Once everyone else is aware of this, you should be able to use this image to your advantage and get away with slightly more bluffing.
If you can pick up the antes and bring-in even once an hour by using your image and representing you have that rolled-up pocket pair when you don’t, your bottom line will change dramatically.
Using your image to your advantage and never showing bluffs is a great way to make more money playing 5 Card Stud with minimal risks.
Tip #5. Know Who to Attack
Games like Five Card Stud tend to attract quite a few nits, which is an ideal opportunity to get away with murder and win huge pots even when you aren’t supposed to.
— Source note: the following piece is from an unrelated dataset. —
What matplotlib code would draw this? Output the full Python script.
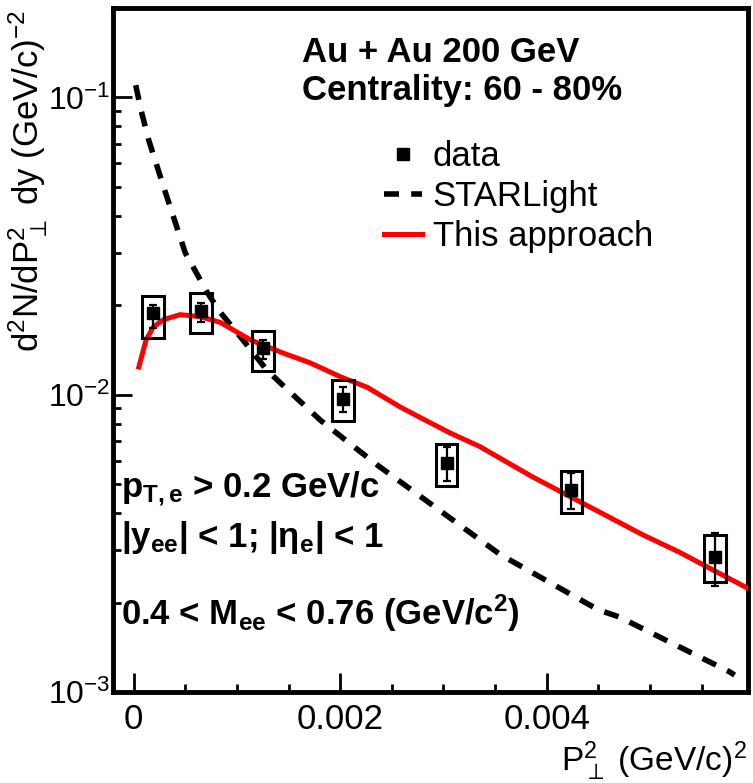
import matplotlib
matplotlib.use("Agg")
import matplotlib.pyplot as plt
from matplotlib.patches import Rectangle
from matplotlib.lines import Line2D
from matplotlib.ticker import FixedLocator, NullFormatter, LogLocator
import numpy as np

plt.rcParams['font.family'] = ['Liberation Sans', 'DejaVu Sans']
plt.rcParams['mathtext.fontset'] = 'custom'
plt.rcParams['mathtext.rm'] = 'Liberation Sans'
plt.rcParams['mathtext.bf'] = 'Liberation Sans:bold'
plt.rcParams['mathtext.it'] = 'Liberation Sans:italic'
plt.rcParams['mathtext.sf'] = 'Liberation Sans'
plt.rcParams['mathtext.default'] = 'regular'

# data points (STAR, 60-80%)
pt2 = np.array([0.00019, 0.00065, 0.00125, 0.00203, 0.00303, 0.00424, 0.00563])
yield_ = np.array([0.0188, 0.0192, 0.0144, 0.0097, 0.0059, 0.0048, 0.00285])
stat_lo = np.array([0.0168, 0.0176, 0.0132, 0.00877, 0.00513, 0.00413, 0.00227])
stat_hi = np.array([0.0201, 0.0204, 0.0153, 0.01064, 0.00668, 0.00546, 0.00343])
sys_lo = np.array([0.01556, 0.01618, 0.01205, 0.00818, 0.00494, 0.00401, 0.00234])
sys_hi = np.array([0.0215, 0.0220, 0.0164, 0.01123, 0.00684, 0.00555, 0.00338])
box_hw = 0.000105

# STARLight curve
sl_x = [0.00002, 0.00007, 0.000145, 0.00029, 0.0005, 0.000715, 0.00084, 0.001,
        0.00129, 0.00149, 0.00181, 0.00213, 0.00236, 0.00265, 0.00355, 0.0045,
        0.0047, 0.00577, 0.00582]
sl_y = [0.110, 0.091, 0.072, 0.050, 0.030, 0.022, 0.0189, 0.0162,
        0.0121, 0.0104, 0.0082, 0.0067, 0.0058, 0.0049, 0.0029, 0.00189,
        0.00179, 0.00117, 0.00114]

# this approach
th_x = [0.00005, 0.00012, 0.00019, 0.00029, 0.00045, 0.00065, 0.00084, 0.00113,
        0.00145, 0.00171, 0.0020, 0.00226, 0.00258, 0.00277, 0.00306, 0.00335,
        0.00386, 0.00493, 0.00528, 0.00594]
th_y = [0.0124, 0.0153, 0.0169, 0.0179, 0.0186, 0.0183, 0.0175, 0.0153,
        0.0138, 0.0128, 0.0115, 0.0106, 0.0091, 0.0084, 0.00745, 0.0067,
        0.0053, 0.00338, 0.00296, 0.00224]

fig = plt.figure(figsize=(7.53, 7.83), dpi=100)
ax = fig.add_axes([0.1501, 0.1162, 0.8433, 0.8736])

dash = (0, (2.7, 2.2))
ax.plot(sl_x, sl_y, color='black', lw=4.0, ls=dash, zorder=2)
ax.plot(th_x, th_y, color='#ff0000', lw=3.6, zorder=3)

for x, lo, hi in zip(pt2, sys_lo, sys_hi):
    ax.add_patch(Rectangle((x - box_hw, lo), 2 * box_hw, hi - lo,
                           fill=False, ec='black', lw=2.2, zorder=4))
ax.errorbar(pt2, yield_, yerr=[yield_ - stat_lo, stat_hi - yield_],
            fmt='s', color='black', ms=9, lw=1.6, capsize=3, capthick=1.6,
            zorder=5)

ax.set_yscale('log')
ax.set_xlim(-0.0002, 0.00595)
ax.set_ylim(1e-3, 0.2)

ax.xaxis.set_major_locator(FixedLocator([0, 0.002, 0.004]))
ax.xaxis.set_minor_locator(FixedLocator(np.arange(0, 0.006, 0.0005)))
ax.set_xticklabels(['0', '0.002', '0.004'])
ax.yaxis.set_major_locator(FixedLocator([1e-3, 1e-2, 1e-1]))
ax.yaxis.set_minor_locator(LogLocator(base=10, subs=np.arange(2, 10)))
ax.yaxis.set_minor_formatter(NullFormatter())
ax.set_yticklabels([r'$10^{-3}$', r'$10^{-2}$', r'$10^{-1}$'])

ax.tick_params(which='both', direction='in', top=False, right=False,
               width=2.0, labelsize=25)
ax.tick_params(which='major', length=14)
ax.tick_params(which='minor', length=6)
ax.tick_params(axis='x', pad=8)
ax.tick_params(axis='y', pad=2, labelsize=23)
for s in ax.spines.values():
    s.set_linewidth(3.5)

ax.set_xlabel(r'P$_{\perp}^{2}$ (GeV/c)$^{2}$', fontsize=24, loc='right')
ax.xaxis.label.set_va('baseline')
ax.xaxis.set_label_coords(0.998, -0.116)
ax.set_ylabel(r'd$^{2}$N/dP$_{\perp}^{2}$ dy (GeV/c)$^{-2}$', fontsize=25,
              loc='top')
ax.yaxis.set_label_coords(-0.1, 0.997)

ax.text(0.2976, 0.921, 'Au + Au 200 GeV', transform=ax.transAxes,
        fontsize=25, fontweight='bold', va='baseline')
ax.text(0.2976, 0.8655, 'Centrality: 60 - 80%', transform=ax.transAxes,
        fontsize=25, fontweight='bold', va='baseline')
ax.text(0.012, 0.286, r'p$_{\mathbf{T,e}}$ > 0.2 GeV/c', transform=ax.transAxes,
        fontsize=25, fontweight='bold', va='baseline')
ax.text(0.012, 0.212, r'|y$_{\mathbf{ee}}$| < 1; |η$_{\mathbf{e}}$| < 1',
        transform=ax.transAxes, fontsize=25, fontweight='bold', va='baseline')
ax.text(0.012, 0.098, r'0.4 < M$_{\mathbf{ee}}$ < 0.76 (GeV/c$^{\mathbf{2}}$)',
        transform=ax.transAxes, fontsize=25, fontweight='bold', va='baseline')

handles = [
    Line2D([], [], ls='none', marker='s', color='black', ms=9),
    Line2D([], [], color='black', lw=4.0, ls=dash),
    Line2D([], [], color='#ff0000', lw=3.6),
]
ax.legend(handles, ['data', 'STARLight', 'This approach'], loc='upper left',
          bbox_to_anchor=(0.4268, 0.807), frameon=False, fontsize=25,
          borderpad=0, borderaxespad=0, handlelength=1.1, handletextpad=0.3,
          labelspacing=0.2)

fig.savefig('out.png', dpi=100)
If you are very mindful of your opponents, you will quickly realize who is making the big folds and getting rid of hands that most other players would easily call with.
Once you find such nitty players, you should be able to steal some pots off them as soon as you are dealt a card that seems like it might have improved you, and they brick out on third or fourth street.
Remember, you don’t actually have to have a big hand, you just have to convince your opponents that you do.
Is Learning How to Play 5 Card Stud Worth It?
One of the best questions you can ask yourself today is whether learning 5 Card Stud strategy and rules is worth it. The truth is that most players won’t get a real opportunity to play this game, as most casinos and even the best online poker sites don’t really spread it anymore.
However, you may be able to find mixed games or private cash games where this game is spread, or even convince your private game group to learn and play Five Card Stud.
The truth is that 5 Card Stud is quite a fun game to play and especially attractive as you can play for “higher stakes” than Texas Hold’em, which could be interesting to your group.
At the end of the day, the more poker games you can play, the more opportunities you give yourself to find a good spot in the future, so give 5 Card Stud a shot and add this game to your existing repertoire.